The following token IDs are always reserved regardless of extra_tokens:

Token ID
[PAD] 0
[UNK] 1
[CLS] 2
[SEP] 3
[MASK] 4

Count modes

VocabularyConfig.count_mode controls how token frequency is computed for min_token_count filtering:

  • "overall" — counts every token occurrence across all train events
  • "entity_unique" — counts each token at most once per entity

Use "entity_unique" to prevent very prolific entities from inflating token counts and keeping rare tokens that are actually rare across the population.

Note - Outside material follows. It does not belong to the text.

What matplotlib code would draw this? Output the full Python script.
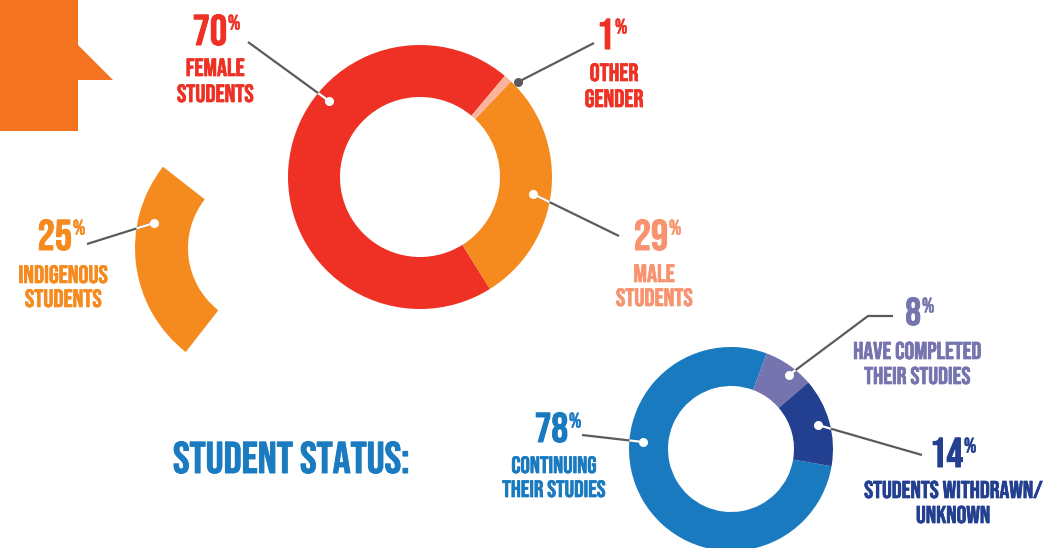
import numpy as np
import matplotlib.pyplot as plt
import matplotlib.patheffects as pe
from matplotlib.patches import Polygon

W, H = 1049, 548

# gender split (%)
gender_labels = ["FEMALE\nSTUDENTS", "MALE\nSTUDENTS", "OTHER\nGENDER"]
gender_values = [70, 29, 1]
gender_colors = ["#EE3124", "#F58A1F", "#F9B49B"]
gender_text = ["#EE3124", "#F7936F", "#EE3124"]

# indigenous share (%)
indigenous_label = "INDIGENOUS\nSTUDENTS"
indigenous_value = 25
indigenous_color = "#F58A1F"

# student status (%)
status_labels = ["CONTINUING\nTHEIR STUDIES", "HAVE COMPLETED\nTHEIR STUDIES",
                 "STUDENTS WITHDRAWN/\nUNKNOWN"]
status_values = [78, 8, 14]
status_colors = ["#1A7ABF", "#7574AE", "#233F8F"]

plt.rcParams['font.family'] = ['Bebas Neue', 'Oswald', 'DejaVu Sans']

GRAY = "#5B5B5F"
PX = 100 / 72  # px per pt
CAP = 0.7      # cap height / em

fig = plt.figure(figsize=(W / 100, H / 100), dpi=100)
ax = fig.add_axes([0, 0, 1, 1])


def p(x, y):
    # pixel position (origin top left) -> data coords
    return x, H - y


def bold(color, w=0.6):
    return [pe.withStroke(linewidth=w, foreground=color)]


# donuts
g_c, g_R, g_r = (420, 177), 132, 80
ax.pie(gender_values, colors=gender_colors, startangle=50, counterclock=True,
       center=p(*g_c), radius=g_R, wedgeprops=dict(width=g_R - g_r, linewidth=0))

i_c, i_R, i_r = (267, 248), 132, 79
wedges, _ = ax.pie([indigenous_value, 100 - indigenous_value],
                   colors=[indigenous_color, "white"], startangle=142,
                   center=p(*i_c), radius=i_R,
                   wedgeprops=dict(width=i_R - i_r, linewidth=0))
wedges[1].set_visible(False)

s_c, s_R, s_r = (731, 449), 102, 63
ax.pie(status_values, colors=status_colors, startangle=350.3, counterclock=False,
       center=p(*s_c), radius=s_R, wedgeprops=dict(width=s_R - s_r, linewidth=0))

# top-left arrow shape
ax.add_patch(Polygon([p(0, 0), p(78, 0), p(78, 45), p(113, 80), p(78, 80),
                      p(78, 131), p(0, 131)], closed=True, color="#F37321", lw=0))


def leader(pts, center, R, dot_color="white"):
    pts = np.array(pts, dtype=float)
    xs, ys = pts[:, 0], H - pts[:, 1]
    ax.plot(xs, ys, color=GRAY, lw=1.6, zorder=3, solid_capstyle='butt')
    d0 = pts[0] - np.array(center)
    if np.hypot(*d0) < R:
        v = pts[1] - pts[0]
        a, b, c = v @ v, 2 * d0 @ v, d0 @ d0 - R ** 2
        t = (-b + np.sqrt(b * b - 4 * a * c)) / (2 * a)
        q = pts[0] + t * v
        ax.plot([pts[0, 0], q[0]], [H - pts[0, 1], H - q[1]], color="white",
                lw=1.6, zorder=4, solid_capstyle='butt')
    ax.plot(xs[0], ys[0], 'o', ms=6.5, color=dot_color, mec='none', zorder=5)


def number(x_right, y_base, value, color, size=31, psize=15):
    ax.text(*p(x_right, y_base), str(value), ha='right', va='baseline',
            fontsize=size, color=color, path_effects=bold(color, 0.7))
    top = y_base - size * PX * CAP
    ax.text(*p(x_right + 1, top + psize * PX * CAP), "%", ha='left',
            va='baseline', fontsize=psize, color=color, path_effects=bold(color, 0.4))


def label(x, bases, text, color, size=18):
    for yy, line in zip(bases, text.split("\n")):
        ax.text(*p(x, yy), line, ha='center', va='baseline', fontsize=size,
                color=color, path_effects=bold(color, 0.5))


# gender labels
number(227, 45, gender_values[0], gender_text[0])
label(215, [76, 102], gender_labels[0], gender_text[0])
leader([(329, 101), (248, 42)], g_c, g_R)

number(668, 250, gender_values[1], gender_text[1])
label(654, [282, 306], gender_labels[1], gender_text[1])
leader([(533, 194), (619, 236)], g_c, g_R)

number(614, 49, gender_values[2], gender_text[2])
label(614, [81, 107], gender_labels[2], gender_text[2])
leader([(518, 82), (594, 43)], g_c, g_R, dot_color=GRAY)

# indigenous
number(72, 250, indigenous_value, indigenous_color)
label(63, [283, 307], indigenous_label, indigenous_color)
leader([(154, 223), (87, 244)], i_c, i_R)

# student status
ax.text(*p(173, 473), "STUDENT STATUS:", ha='left', va='baseline', fontsize=32,
        color="#1B7BC0", path_effects=bold("#1B7BC0", 0.7))

number(568, 442, status_values[0], status_colors[0], size=30)
label(554, [473, 497], status_labels[0], status_colors[0], size=17)
leader([(643, 442), (582, 435)], s_c, s_R)

number(921, 325, status_values[1], status_colors[1], size=28)
label(917, [359, 384], status_labels[1], status_colors[1], size=17.5)
leader([(789, 375), (868, 316), (893, 316)], s_c, s_R)

number(963, 467, status_values[2], status_colors[2], size=30)
label(953, [498, 523], status_labels[2], status_colors[2], size=17.5)
leader([(818, 425), (922, 455)], s_c, s_R)

ax.set_xlim(0, W)
ax.set_ylim(0, H)
ax.set_aspect('equal')
ax.axis('off')
fig.savefig("out.png", dpi=100)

Inspecting the fitted vocabulary

# Column → prefix mapping per source
print(vocab.column_prefixes("health"))
# {'cost': 'COST', 'length_of_stay': 'LOS', 'diagnosis': 'DIAG', ...}

# Bin edges for a continuous column (fitted on train data only)
print(vocab.bin_edges_for("health", "cost"))

Tokenizer

Tokenizer wraps a fitted Vocabulary and converts raw feature values to integer token IDs:

from tab2seq.tokenization import Tokenizer

tokenizer = Tokenizer(vocab)

The tokenizer is passed directly to EventDataset and is not typically used standalone.